Se a obra já está em andamento e sentes o orçamento a esticar, não precisas de dramatizar - precisas de congelar decisões por 48 horas e voltar a um quadro simples.

  • Recalcula o total previsto com os extras já “meio decididos”.
  • Se a contingência já está a ser usada para upgrades, repõe a regra: contingência é para imprevistos.
  • Faz uma lista de cortes possíveis por impacto (cortar onde dói menos no uso diário).
  • Negocia por escopo, não por preço unitário: “o que dá para simplificar mantendo o essencial?”.

Às vezes, o maior alívio é aceitar uma frase que custa no ego e poupa no banco: “isto fica para a fase 2”.

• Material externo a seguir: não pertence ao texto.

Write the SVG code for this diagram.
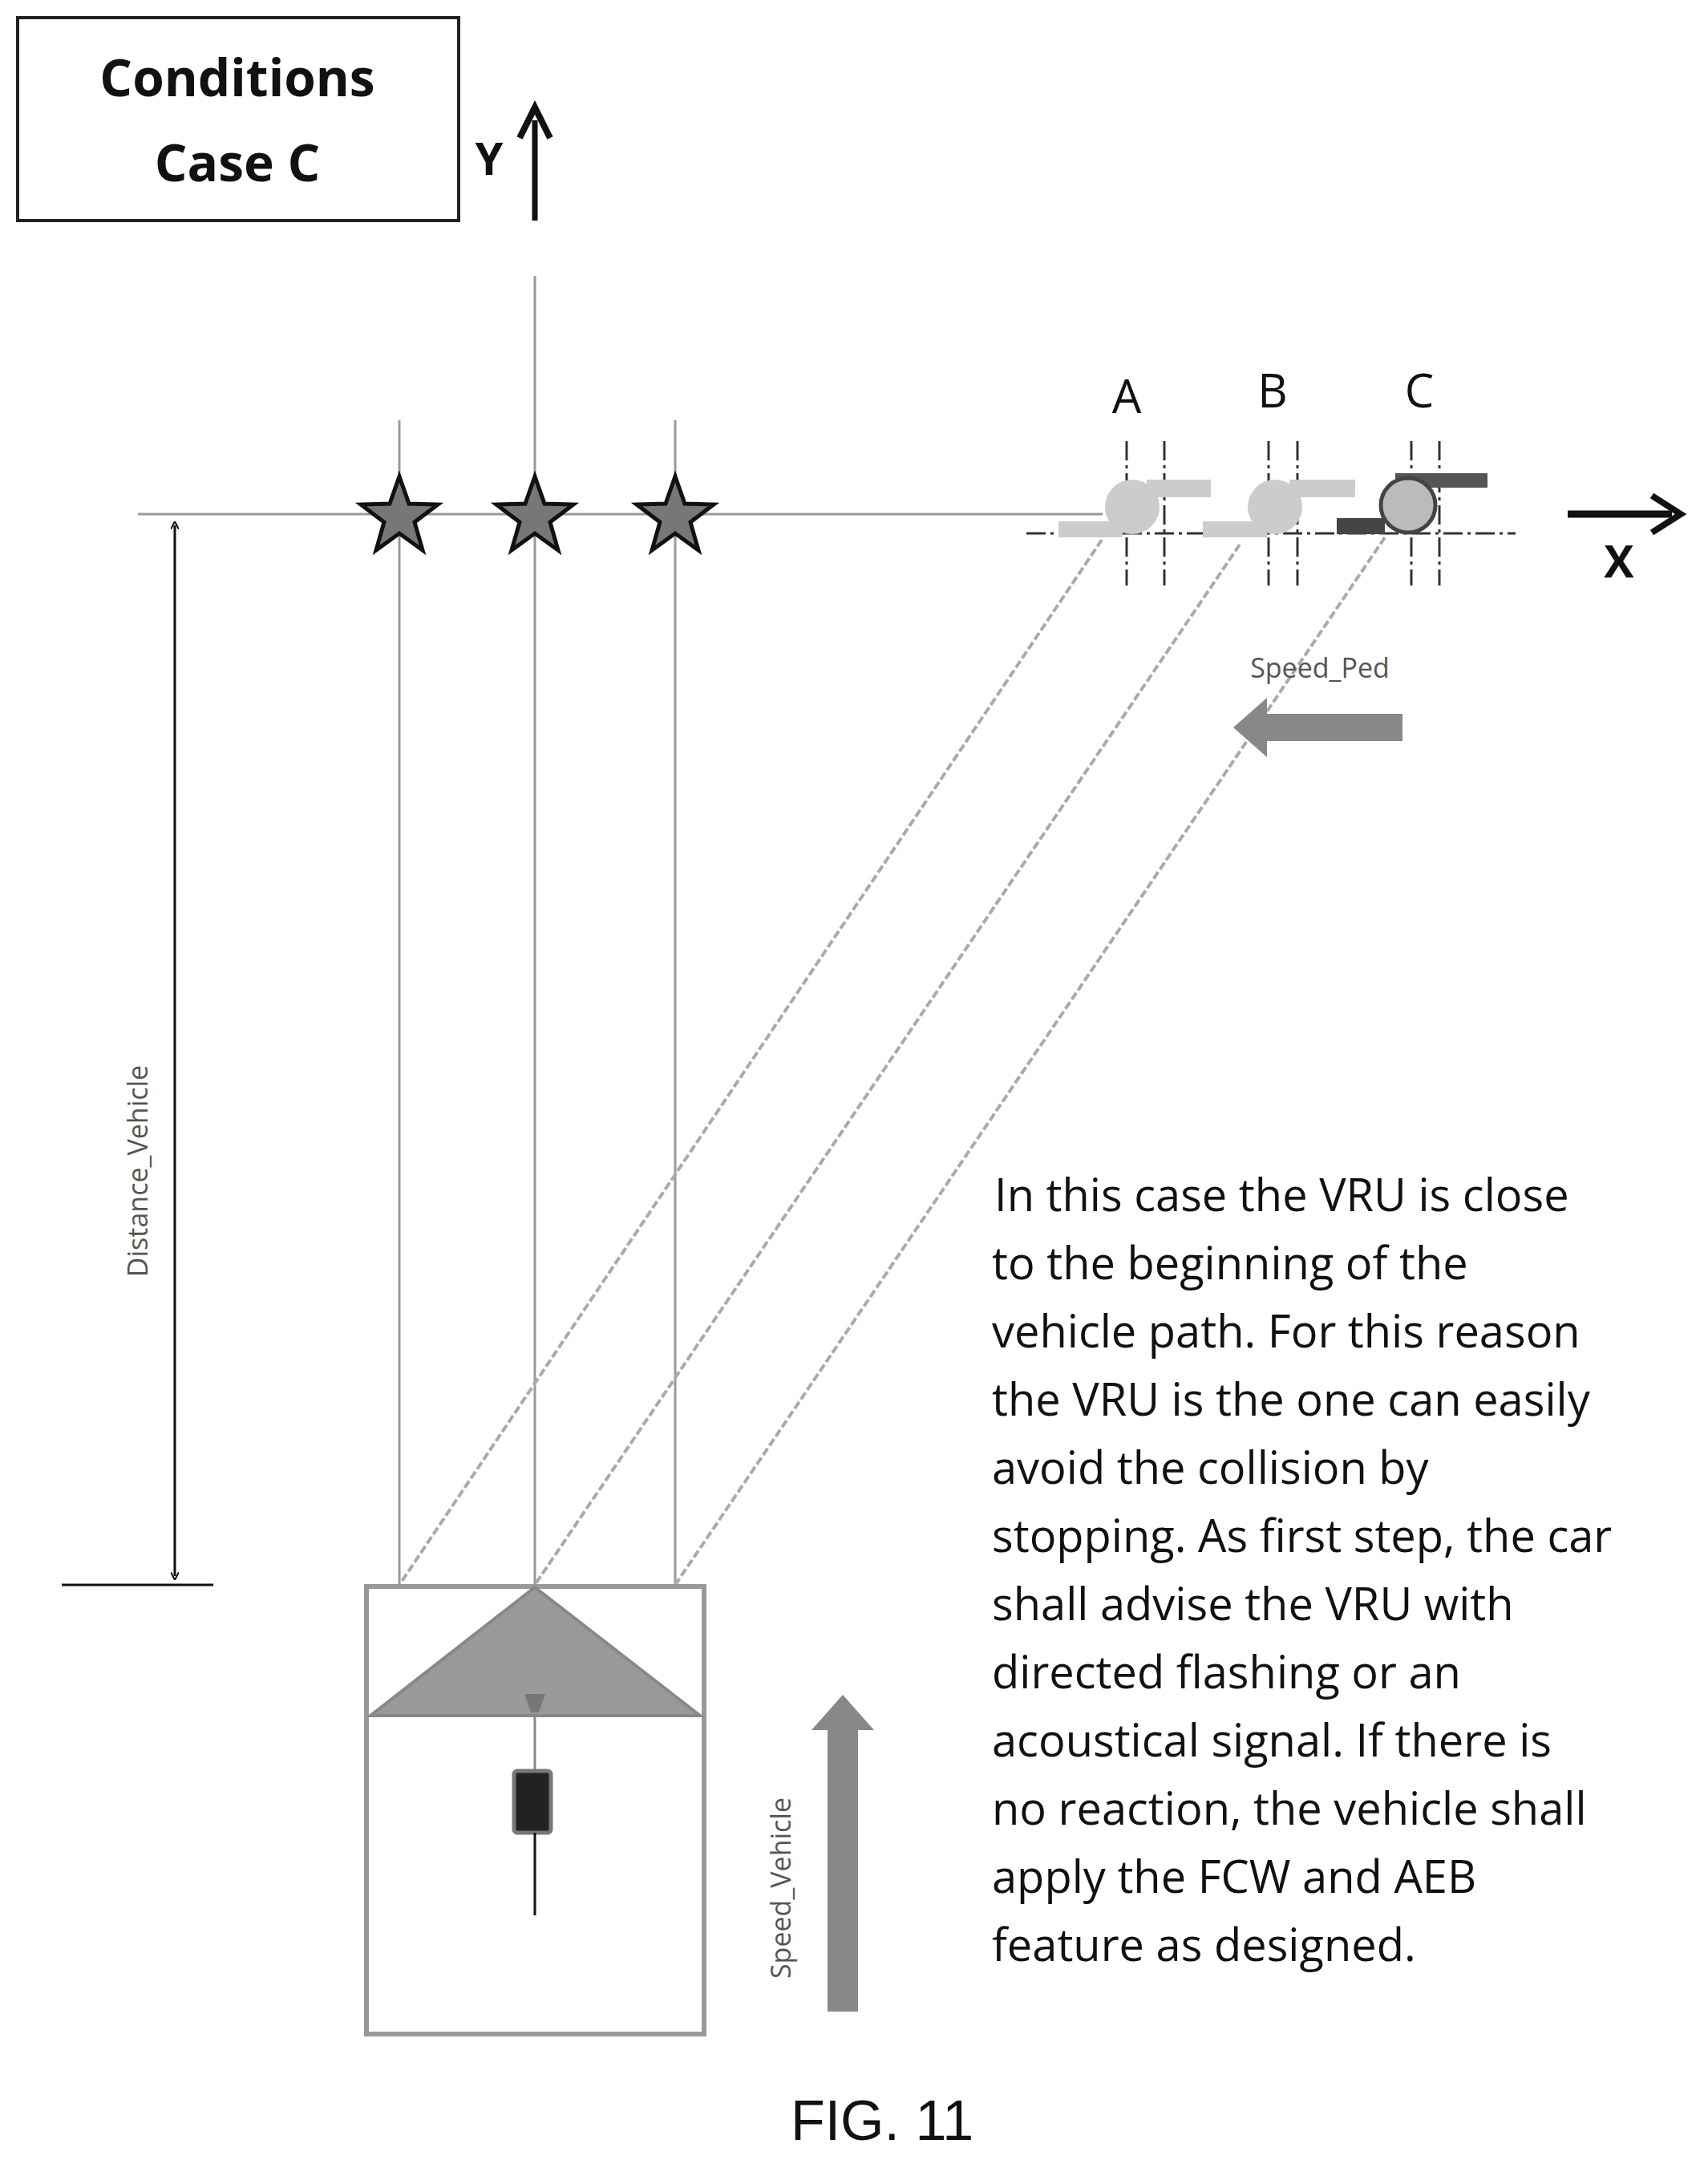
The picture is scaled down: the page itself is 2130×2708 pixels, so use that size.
<svg xmlns="http://www.w3.org/2000/svg" width="2130" height="2708" viewBox="0 0 2130 2708">
<style>
.t{font-family:"Open Sans",sans-serif;fill:#111}
.thin{stroke:#999;stroke-width:3;fill:none}
.dd{stroke:#333;stroke-width:3;stroke-dasharray:24,6,4,6;fill:none}
.diag{stroke:#aaa;stroke-width:4;stroke-dasharray:10,4;fill:none}
.star{fill:#777;stroke:#111;stroke-width:5}
</style>
<defs>
<marker id="ah" markerWidth="10" markerHeight="10" refX="5" refY="5" orient="auto-start-reverse" markerUnits="userSpaceOnUse"><path d="M0,0 L10,5 L0,10" fill="none" stroke="#111" stroke-width="2"/></marker>
<path id="st" d="M0,-50 L12,-16 L48,-15 L19,7 L29,42 L0,21 L-29,42 L-19,7 L-48,-15 L-12,-16 Z"/>
</defs>
<rect width="2130" height="2708" fill="#fff"/>
<g id="title">
<rect x="22" y="22" width="550" height="253" fill="#fff" stroke="#222" stroke-width="4"/>
<text class="t" x="296" y="120" font-size="64" font-weight="bold" text-anchor="middle">Conditions</text>
<text class="t" x="296" y="226" font-size="64" font-weight="bold" text-anchor="middle">Case C</text>
</g>
<g id="axes">
<line x1="667" y1="275" x2="667" y2="150" stroke="#111" stroke-width="7"/>
<path d="M648,172 L667,134 L686,172" fill="none" stroke="#111" stroke-width="8"/>
<text class="t" x="610" y="218" font-size="56" font-weight="bold" text-anchor="middle">Y</text>
<line x1="1955" y1="641" x2="2085" y2="641" stroke="#111" stroke-width="9"/>
<path d="M2060,618 L2096,641 L2060,664" fill="none" stroke="#111" stroke-width="8"/>
<text class="t" x="2019" y="720" font-size="56" font-weight="bold" text-anchor="middle">X</text>
</g>
<g id="connectors">
<line class="thin" x1="667" y1="344" x2="667" y2="1976"/>
<line class="thin" x1="172" y1="641" x2="1375" y2="641"/>
<line class="thin" x1="498" y1="524" x2="498" y2="1976"/>
<line class="thin" x1="842" y1="524" x2="842" y2="1976"/>
<line class="dd" x1="1280" y1="665" x2="1890" y2="665"/>
<line class="dd" x1="1405" y1="550" x2="1405" y2="730"/><line class="dd" x1="1452" y1="550" x2="1452" y2="730"/>
<line class="dd" x1="1582" y1="550" x2="1582" y2="730" stroke="#999"/><line class="dd" x1="1618" y1="550" x2="1618" y2="730" stroke="#999"/>
<line class="dd" x1="1760" y1="550" x2="1760" y2="730"/><line class="dd" x1="1795" y1="550" x2="1795" y2="730"/>
<line class="diag" x1="1374" y1="673" x2="498" y2="1976"/>
<line class="diag" x1="1546" y1="679" x2="667" y2="1976"/>
<line class="diag" x1="1727" y1="670" x2="842" y2="1976" stroke="#888"/>
<line x1="218" y1="655" x2="218" y2="1965" stroke="#111" stroke-width="3" marker-start="url(#ah)" marker-end="url(#ah)"/>
<line x1="77" y1="1976" x2="266" y2="1976" stroke="#111" stroke-width="3"/>
</g>
<g id="stars">
<use href="#st" x="498" y="644" class="star"/>
<use href="#st" x="667" y="644" class="star"/>
<use href="#st" x="842" y="644" class="star"/>
</g>
<g id="labels">
<text class="t" x="1405" y="515" font-size="58" text-anchor="middle">A</text>
<text class="t" x="1587" y="508" font-size="58" text-anchor="middle">B</text>
<text class="t" x="1770" y="508" font-size="58" text-anchor="middle">C</text>
<text class="t" x="1646" y="845" font-size="34" text-anchor="middle" style="fill:#555">Speed_Ped</text>
<text class="t" font-size="34" text-anchor="middle" transform="translate(184,1460) rotate(-90)" style="fill:#555">Distance_Vehicle</text>
<text class="t" font-size="34" text-anchor="middle" transform="translate(986,2354) rotate(-90)" style="fill:#555">Speed_Vehicle</text>
</g>
<g id="pedA" fill="#ccc">
<circle cx="1412" cy="632" r="34"/><rect x="1430" y="598" width="80" height="22"/><rect x="1320" y="650" width="80" height="20"/>
</g>
<g id="pedB" fill="#ccc">
<circle cx="1590" cy="632" r="34"/><rect x="1608" y="598" width="82" height="22"/><rect x="1500" y="650" width="80" height="20"/>
</g>
<g id="pedC">
<rect x="1740" y="590" width="115" height="18" fill="#555"/>
<circle cx="1756" cy="630" r="34" fill="#bbb" stroke="#444" stroke-width="5"/>
<rect x="1667" y="646" width="60" height="20" fill="#444"/>
</g>
<g id="speedPed">
<path d="M1749,890 L1580,890 L1580,870 L1538,907 L1580,944 L1580,924 L1749,924 Z" fill="#888"/>
</g>
<g id="vehicle">
<rect x="457" y="1978" width="421" height="558" fill="#fff" stroke="#999" stroke-width="6"/>
<path d="M667,1979 L462,2139 L873,2139 Z" fill="#999" stroke="#888" stroke-width="4"/>
<line x1="667" y1="2139" x2="667" y2="2208" stroke="#888" stroke-width="3"/>
<path d="M654,2112 L680,2112 L672,2135 L662,2135 Z" fill="#777"/>
<rect x="641" y="2208" width="46" height="77" fill="#222" stroke="#777" stroke-width="5" rx="4"/>
<line x1="667" y1="2285" x2="667" y2="2388" stroke="#111" stroke-width="3"/>
</g>
<g id="speedVehicle">
<path d="M1032,2508 L1032,2157 L1012,2157 L1051,2113 L1090,2157 L1070,2157 L1070,2508 Z" fill="#888"/>
</g>
<g id="note" class="t" font-size="56">
<text x="1240" y="1510">In this case the VRU is close</text>
<text x="1237" y="1595">to the beginning of the</text>
<text x="1237" y="1680">vehicle path. For this reason</text>
<text x="1237" y="1765">the VRU is the one can easily</text>
<text x="1237" y="1850">avoid the collision by</text>
<text x="1237" y="1935">stopping. As first step, the car</text>
<text x="1237" y="2020">shall advise the VRU with</text>
<text x="1237" y="2105">directed flashing or an</text>
<text x="1237" y="2190">acoustical signal. If there is</text>
<text x="1237" y="2275">no reaction, the vehicle shall</text>
<text x="1237" y="2360">apply the FCW and AEB</text>
<text x="1237" y="2445">feature as designed.</text>
</g>
<text x="1100" y="2668" font-family="Liberation Sans,Arial,sans-serif" font-size="70" text-anchor="middle" fill="#111">FIG. 11</text>
</svg>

Um resumo que cabe na cabeça (e na obra)

Ideia-chave O que significa O que evita
Teto antes de escolhas limite escrito e assumido upgrades em cadeia
Contingência protegida 15–20% para imprevistos parar a obra a meio
Extras com fonte de dinheiro cada “mais” tira de algum lado derrapagem silenciosa

FAQ:

  • Qual é uma contingência “normal” num orçamento de renovação? Depende do estado do imóvel e do tipo de intervenção, mas 15% é uma base frequente; 20% faz sentido quando vais mexer em instalações ou abrir paredes.
  • Como digo “não” a extras sem criar conflito com o empreiteiro? Usa o teto como referência neutra: “não está no orçamento, fica na lista para fase 2” ou “só entra se substituirmos X por Y”.
  • Os custos incrementais são sempre sinal de má gestão? Não. Muitos são inevitáveis; o problema é não os somar ao todo e não decidir o que sacrificas para os acomodar.
  • Vale a pena fechar tudo com preço fixo? Ajuda, mas não elimina extras. O crucial é definir escopo com detalhe e manter um mecanismo claro para alterações (custo + prazo + aprovação).